◆ **Supplied information**:
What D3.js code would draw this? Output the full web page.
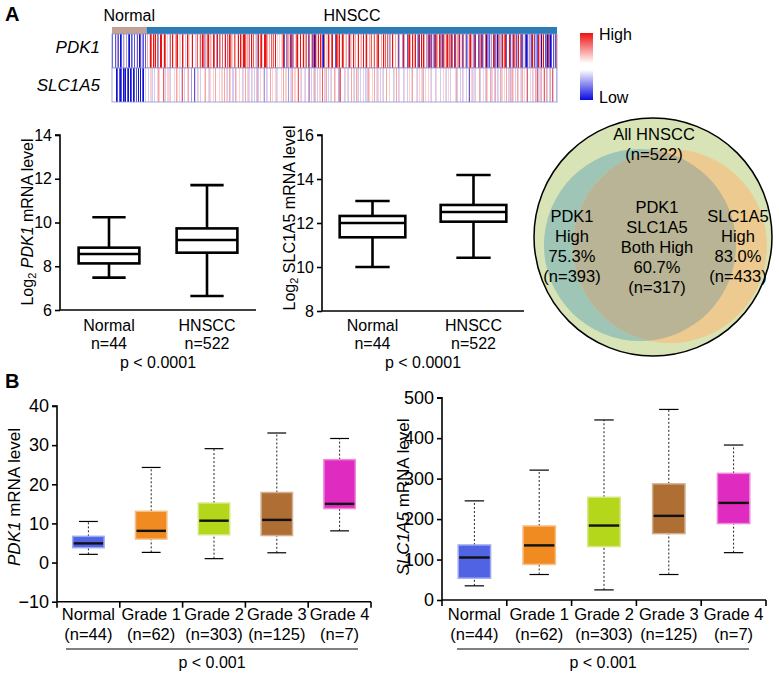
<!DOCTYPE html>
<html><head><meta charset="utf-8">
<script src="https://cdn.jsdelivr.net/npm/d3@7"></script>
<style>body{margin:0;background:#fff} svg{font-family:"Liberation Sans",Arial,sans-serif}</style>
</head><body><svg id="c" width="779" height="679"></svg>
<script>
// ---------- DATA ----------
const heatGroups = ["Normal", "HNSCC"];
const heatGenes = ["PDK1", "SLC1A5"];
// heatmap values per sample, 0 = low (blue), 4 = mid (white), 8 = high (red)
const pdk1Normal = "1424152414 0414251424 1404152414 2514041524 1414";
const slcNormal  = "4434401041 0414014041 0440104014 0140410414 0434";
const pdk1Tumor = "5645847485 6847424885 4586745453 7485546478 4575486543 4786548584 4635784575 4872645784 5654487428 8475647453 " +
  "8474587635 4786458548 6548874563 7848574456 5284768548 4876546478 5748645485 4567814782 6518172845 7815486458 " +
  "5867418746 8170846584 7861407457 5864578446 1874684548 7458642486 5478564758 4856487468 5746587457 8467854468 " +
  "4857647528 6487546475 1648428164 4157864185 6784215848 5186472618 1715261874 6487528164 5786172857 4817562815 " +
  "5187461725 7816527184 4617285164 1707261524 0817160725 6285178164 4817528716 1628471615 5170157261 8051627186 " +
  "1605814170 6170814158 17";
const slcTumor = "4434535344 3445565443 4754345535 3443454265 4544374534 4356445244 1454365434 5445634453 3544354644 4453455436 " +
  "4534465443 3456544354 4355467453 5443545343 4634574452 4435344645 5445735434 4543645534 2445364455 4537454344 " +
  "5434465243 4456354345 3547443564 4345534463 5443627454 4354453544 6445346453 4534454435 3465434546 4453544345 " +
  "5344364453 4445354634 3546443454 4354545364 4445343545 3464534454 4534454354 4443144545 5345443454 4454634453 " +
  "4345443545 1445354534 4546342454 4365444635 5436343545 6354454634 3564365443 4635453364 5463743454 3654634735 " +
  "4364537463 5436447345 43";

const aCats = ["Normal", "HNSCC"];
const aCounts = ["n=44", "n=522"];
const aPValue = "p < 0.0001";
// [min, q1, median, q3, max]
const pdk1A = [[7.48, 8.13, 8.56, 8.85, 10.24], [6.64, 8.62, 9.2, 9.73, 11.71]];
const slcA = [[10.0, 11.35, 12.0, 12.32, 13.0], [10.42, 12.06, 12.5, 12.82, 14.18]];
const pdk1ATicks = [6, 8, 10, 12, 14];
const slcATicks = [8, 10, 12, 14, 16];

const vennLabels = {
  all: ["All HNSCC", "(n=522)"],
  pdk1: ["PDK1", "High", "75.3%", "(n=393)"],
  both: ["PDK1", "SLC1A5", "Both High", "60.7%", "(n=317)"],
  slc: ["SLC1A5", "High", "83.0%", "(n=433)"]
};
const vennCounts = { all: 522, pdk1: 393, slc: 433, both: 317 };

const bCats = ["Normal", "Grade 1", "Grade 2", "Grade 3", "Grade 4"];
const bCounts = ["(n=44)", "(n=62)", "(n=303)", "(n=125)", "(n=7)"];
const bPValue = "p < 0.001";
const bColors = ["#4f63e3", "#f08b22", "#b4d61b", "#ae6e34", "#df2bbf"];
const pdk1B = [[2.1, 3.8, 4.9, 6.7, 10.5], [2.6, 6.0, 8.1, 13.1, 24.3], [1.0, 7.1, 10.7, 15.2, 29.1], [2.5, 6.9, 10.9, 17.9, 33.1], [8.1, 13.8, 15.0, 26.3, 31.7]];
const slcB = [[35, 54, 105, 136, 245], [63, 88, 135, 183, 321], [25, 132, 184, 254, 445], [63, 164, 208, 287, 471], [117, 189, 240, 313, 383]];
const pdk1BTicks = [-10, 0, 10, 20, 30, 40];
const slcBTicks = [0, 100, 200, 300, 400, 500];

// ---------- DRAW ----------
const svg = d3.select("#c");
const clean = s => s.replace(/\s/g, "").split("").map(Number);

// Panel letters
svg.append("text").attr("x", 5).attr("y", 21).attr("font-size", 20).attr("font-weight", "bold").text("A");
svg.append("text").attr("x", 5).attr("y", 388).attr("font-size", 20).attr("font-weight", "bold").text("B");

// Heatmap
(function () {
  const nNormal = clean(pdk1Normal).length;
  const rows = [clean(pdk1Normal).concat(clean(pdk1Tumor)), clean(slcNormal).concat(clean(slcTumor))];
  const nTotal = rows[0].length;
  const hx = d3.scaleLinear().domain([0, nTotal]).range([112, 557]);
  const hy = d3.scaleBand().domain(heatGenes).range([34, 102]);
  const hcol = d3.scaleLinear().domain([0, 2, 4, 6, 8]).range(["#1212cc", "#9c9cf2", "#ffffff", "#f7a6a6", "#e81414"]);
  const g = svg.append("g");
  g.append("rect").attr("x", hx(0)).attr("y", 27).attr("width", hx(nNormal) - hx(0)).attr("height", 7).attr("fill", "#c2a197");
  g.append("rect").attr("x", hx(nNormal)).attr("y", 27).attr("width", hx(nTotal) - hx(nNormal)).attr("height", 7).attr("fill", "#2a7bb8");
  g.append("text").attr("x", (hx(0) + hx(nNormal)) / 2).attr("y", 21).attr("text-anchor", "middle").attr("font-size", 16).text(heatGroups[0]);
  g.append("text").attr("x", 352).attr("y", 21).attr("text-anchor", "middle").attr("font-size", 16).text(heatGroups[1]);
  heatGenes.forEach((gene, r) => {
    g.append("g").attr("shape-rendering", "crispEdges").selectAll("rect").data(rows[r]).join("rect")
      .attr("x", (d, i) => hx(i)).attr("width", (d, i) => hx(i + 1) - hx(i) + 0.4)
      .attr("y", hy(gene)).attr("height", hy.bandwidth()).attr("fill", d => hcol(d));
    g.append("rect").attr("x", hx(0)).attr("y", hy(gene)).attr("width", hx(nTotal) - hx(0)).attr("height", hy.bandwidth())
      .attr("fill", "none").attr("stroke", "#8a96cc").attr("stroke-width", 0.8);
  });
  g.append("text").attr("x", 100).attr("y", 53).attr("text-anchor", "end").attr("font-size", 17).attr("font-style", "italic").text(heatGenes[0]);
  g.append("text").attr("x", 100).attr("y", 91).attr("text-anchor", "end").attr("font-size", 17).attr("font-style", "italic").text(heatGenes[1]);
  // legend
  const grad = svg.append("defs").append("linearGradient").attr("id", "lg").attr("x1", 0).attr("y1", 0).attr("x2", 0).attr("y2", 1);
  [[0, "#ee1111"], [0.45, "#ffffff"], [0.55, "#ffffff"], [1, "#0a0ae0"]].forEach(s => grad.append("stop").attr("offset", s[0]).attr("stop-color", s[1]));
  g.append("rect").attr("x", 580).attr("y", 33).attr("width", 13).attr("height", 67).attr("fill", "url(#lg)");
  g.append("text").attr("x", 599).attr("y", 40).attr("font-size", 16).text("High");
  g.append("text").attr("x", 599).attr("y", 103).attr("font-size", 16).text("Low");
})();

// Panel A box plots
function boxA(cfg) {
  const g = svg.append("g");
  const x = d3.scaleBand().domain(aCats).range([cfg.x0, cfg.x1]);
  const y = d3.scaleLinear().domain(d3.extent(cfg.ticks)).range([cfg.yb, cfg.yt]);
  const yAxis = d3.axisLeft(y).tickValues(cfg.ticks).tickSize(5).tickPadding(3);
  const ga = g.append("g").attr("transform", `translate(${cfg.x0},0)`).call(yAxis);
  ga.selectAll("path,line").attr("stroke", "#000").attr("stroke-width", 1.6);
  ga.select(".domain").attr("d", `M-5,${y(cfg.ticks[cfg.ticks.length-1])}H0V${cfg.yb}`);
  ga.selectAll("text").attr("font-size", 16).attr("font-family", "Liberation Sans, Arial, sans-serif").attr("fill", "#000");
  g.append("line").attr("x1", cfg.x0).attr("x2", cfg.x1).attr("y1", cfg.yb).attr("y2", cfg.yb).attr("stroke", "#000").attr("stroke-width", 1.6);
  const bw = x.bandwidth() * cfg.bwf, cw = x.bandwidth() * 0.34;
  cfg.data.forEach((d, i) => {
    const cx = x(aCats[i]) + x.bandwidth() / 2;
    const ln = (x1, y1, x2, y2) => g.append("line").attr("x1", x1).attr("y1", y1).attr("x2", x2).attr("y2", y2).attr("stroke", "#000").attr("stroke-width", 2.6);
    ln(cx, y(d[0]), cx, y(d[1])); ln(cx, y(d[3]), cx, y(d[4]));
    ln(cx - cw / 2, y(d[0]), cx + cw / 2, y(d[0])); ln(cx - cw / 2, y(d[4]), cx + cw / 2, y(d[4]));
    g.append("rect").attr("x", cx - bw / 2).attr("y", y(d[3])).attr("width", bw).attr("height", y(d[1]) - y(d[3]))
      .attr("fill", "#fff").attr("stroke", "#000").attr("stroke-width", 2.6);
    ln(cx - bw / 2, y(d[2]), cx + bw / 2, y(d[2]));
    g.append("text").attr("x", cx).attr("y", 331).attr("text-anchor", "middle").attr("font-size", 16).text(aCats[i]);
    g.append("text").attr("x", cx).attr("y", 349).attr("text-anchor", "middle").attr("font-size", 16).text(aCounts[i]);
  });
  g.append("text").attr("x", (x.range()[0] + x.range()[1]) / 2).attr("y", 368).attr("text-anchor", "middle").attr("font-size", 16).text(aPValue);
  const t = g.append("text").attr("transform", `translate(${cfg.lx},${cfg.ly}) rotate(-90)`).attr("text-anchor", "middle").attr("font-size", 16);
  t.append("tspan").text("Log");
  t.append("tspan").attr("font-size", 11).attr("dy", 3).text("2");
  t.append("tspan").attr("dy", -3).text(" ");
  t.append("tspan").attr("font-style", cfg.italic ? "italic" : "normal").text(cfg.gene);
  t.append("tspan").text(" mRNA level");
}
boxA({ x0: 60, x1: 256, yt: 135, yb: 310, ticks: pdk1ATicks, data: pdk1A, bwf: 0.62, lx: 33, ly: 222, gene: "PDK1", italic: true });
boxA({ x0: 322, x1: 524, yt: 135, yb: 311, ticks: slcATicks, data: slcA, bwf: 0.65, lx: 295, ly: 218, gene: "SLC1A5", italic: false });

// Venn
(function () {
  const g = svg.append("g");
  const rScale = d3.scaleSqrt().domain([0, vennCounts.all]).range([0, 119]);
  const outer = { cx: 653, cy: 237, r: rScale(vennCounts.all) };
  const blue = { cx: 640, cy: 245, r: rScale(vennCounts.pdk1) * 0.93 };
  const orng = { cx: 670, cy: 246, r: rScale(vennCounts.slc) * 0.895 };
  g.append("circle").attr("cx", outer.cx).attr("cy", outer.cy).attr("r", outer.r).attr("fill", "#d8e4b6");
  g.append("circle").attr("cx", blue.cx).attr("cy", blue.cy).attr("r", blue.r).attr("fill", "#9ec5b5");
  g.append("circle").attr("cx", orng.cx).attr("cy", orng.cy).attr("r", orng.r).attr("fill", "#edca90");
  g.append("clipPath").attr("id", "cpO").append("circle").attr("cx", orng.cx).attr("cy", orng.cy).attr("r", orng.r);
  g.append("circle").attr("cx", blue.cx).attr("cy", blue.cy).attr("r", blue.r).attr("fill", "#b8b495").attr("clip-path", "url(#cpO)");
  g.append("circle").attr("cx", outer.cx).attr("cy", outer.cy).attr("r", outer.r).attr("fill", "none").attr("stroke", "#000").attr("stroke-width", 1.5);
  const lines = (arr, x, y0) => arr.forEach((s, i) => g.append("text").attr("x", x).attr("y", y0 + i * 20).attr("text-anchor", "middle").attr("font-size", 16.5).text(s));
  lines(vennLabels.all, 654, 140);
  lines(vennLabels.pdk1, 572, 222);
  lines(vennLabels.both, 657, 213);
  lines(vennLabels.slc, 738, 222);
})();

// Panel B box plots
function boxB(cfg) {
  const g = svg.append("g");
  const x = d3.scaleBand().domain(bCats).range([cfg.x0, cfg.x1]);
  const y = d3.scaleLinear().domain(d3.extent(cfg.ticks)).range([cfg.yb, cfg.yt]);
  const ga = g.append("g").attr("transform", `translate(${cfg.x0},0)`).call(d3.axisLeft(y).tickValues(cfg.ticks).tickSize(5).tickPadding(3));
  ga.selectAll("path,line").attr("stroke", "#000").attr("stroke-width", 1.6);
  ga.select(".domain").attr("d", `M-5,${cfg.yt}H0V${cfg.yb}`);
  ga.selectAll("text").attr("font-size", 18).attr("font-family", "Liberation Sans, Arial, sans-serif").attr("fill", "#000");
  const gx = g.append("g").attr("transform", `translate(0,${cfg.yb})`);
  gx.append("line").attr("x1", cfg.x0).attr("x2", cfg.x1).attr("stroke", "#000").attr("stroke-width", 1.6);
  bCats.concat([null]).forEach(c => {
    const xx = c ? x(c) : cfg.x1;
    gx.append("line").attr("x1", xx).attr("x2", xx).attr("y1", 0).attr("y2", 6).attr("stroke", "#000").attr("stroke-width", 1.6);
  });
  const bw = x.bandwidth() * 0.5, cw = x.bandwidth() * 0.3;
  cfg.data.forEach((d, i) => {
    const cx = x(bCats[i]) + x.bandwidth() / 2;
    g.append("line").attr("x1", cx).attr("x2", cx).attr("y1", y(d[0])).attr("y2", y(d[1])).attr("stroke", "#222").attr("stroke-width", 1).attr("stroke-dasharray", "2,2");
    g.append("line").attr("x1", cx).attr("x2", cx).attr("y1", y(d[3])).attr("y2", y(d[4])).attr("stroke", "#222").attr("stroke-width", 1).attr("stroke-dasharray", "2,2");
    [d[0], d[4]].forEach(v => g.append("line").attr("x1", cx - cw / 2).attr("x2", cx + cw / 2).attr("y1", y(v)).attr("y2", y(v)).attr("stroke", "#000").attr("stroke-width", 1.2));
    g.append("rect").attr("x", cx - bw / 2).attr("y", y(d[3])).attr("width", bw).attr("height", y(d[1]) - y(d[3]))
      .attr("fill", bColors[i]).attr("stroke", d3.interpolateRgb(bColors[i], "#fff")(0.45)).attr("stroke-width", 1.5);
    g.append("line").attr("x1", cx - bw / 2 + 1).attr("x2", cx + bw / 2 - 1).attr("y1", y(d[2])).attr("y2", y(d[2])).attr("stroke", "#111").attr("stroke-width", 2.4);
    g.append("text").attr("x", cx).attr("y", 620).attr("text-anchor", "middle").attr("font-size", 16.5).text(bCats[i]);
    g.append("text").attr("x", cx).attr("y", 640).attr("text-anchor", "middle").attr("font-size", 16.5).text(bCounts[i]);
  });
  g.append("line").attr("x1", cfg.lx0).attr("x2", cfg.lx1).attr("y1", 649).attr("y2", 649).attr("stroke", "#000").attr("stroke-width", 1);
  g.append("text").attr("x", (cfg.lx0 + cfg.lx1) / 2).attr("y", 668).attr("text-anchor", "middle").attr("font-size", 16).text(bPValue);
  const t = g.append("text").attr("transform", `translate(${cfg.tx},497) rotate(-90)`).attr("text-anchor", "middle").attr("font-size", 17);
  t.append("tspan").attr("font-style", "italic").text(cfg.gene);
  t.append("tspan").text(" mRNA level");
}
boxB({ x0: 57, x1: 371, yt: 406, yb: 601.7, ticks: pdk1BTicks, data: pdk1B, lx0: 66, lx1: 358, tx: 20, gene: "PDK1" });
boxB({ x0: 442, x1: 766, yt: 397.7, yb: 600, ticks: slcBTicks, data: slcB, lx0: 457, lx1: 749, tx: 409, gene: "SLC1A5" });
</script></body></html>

◆ **Stated task**:
Write out, word for word, the lines from the start of the data through the one holding "const slcATicks = [8, 10, 12, 14, 16];". Omit pictures.

◆ **Result**:
What D3.js code would draw this? Output the full web page.
<!DOCTYPE html>
<html><head><meta charset="utf-8">
<script src="https://cdn.jsdelivr.net/npm/d3@7"></script>
<style>body{margin:0;background:#fff} svg{font-family:"Liberation Sans",Arial,sans-serif}</style>
</head><body><svg id="c" width="779" height="679"></svg>
<script>
// ---------- DATA ----------
const heatGroups = ["Normal", "HNSCC"];
const heatGenes = ["PDK1", "SLC1A5"];
// heatmap values per sample, 0 = low (blue), 4 = mid (white), 8 = high (red)
const pdk1Normal = "1424152414 0414251424 1404152414 2514041524 1414";
const slcNormal  = "4434401041 0414014041 0440104014 0140410414 0434";
const pdk1Tumor = "5645847485 6847424885 4586745453 7485546478 4575486543 4786548584 4635784575 4872645784 5654487428 8475647453 " +
  "8474587635 4786458548 6548874563 7848574456 5284768548 4876546478 5748645485 4567814782 6518172845 7815486458 " +
  "5867418746 8170846584 7861407457 5864578446 1874684548 7458642486 5478564758 4856487468 5746587457 8467854468 " +
  "4857647528 6487546475 1648428164 4157864185 6784215848 5186472618 1715261874 6487528164 5786172857 4817562815 " +
  "5187461725 7816527184 4617285164 1707261524 0817160725 6285178164 4817528716 1628471615 5170157261 8051627186 " +
  "1605814170 6170814158 17";
const slcTumor = "4434535344 3445565443 4754345535 3443454265 4544374534 4356445244 1454365434 5445634453 3544354644 4453455436 " +
  "4534465443 3456544354 4355467453 5443545343 4634574452 4435344645 5445735434 4543645534 2445364455 4537454344 " +
  "5434465243 4456354345 3547443564 4345534463 5443627454 4354453544 6445346453 4534454435 3465434546 4453544345 " +
  "5344364453 4445354634 3546443454 4354545364 4445343545 3464534454 4534454354 4443144545 5345443454 4454634453 " +
  "4345443545 1445354534 4546342454 4365444635 5436343545 6354454634 3564365443 4635453364 5463743454 3654634735 " +
  "4364537463 5436447345 43";

const aCats = ["Normal", "HNSCC"];
const aCounts = ["n=44", "n=522"];
const aPValue = "p < 0.0001";
// [min, q1, median, q3, max]
const pdk1A = [[7.48, 8.13, 8.56, 8.85, 10.24], [6.64, 8.62, 9.2, 9.73, 11.71]];
const slcA = [[10.0, 11.35, 12.0, 12.32, 13.0], [10.42, 12.06, 12.5, 12.82, 14.18]];
const pdk1ATicks = [6, 8, 10, 12, 14];
const slcATicks = [8, 10, 12, 14, 16];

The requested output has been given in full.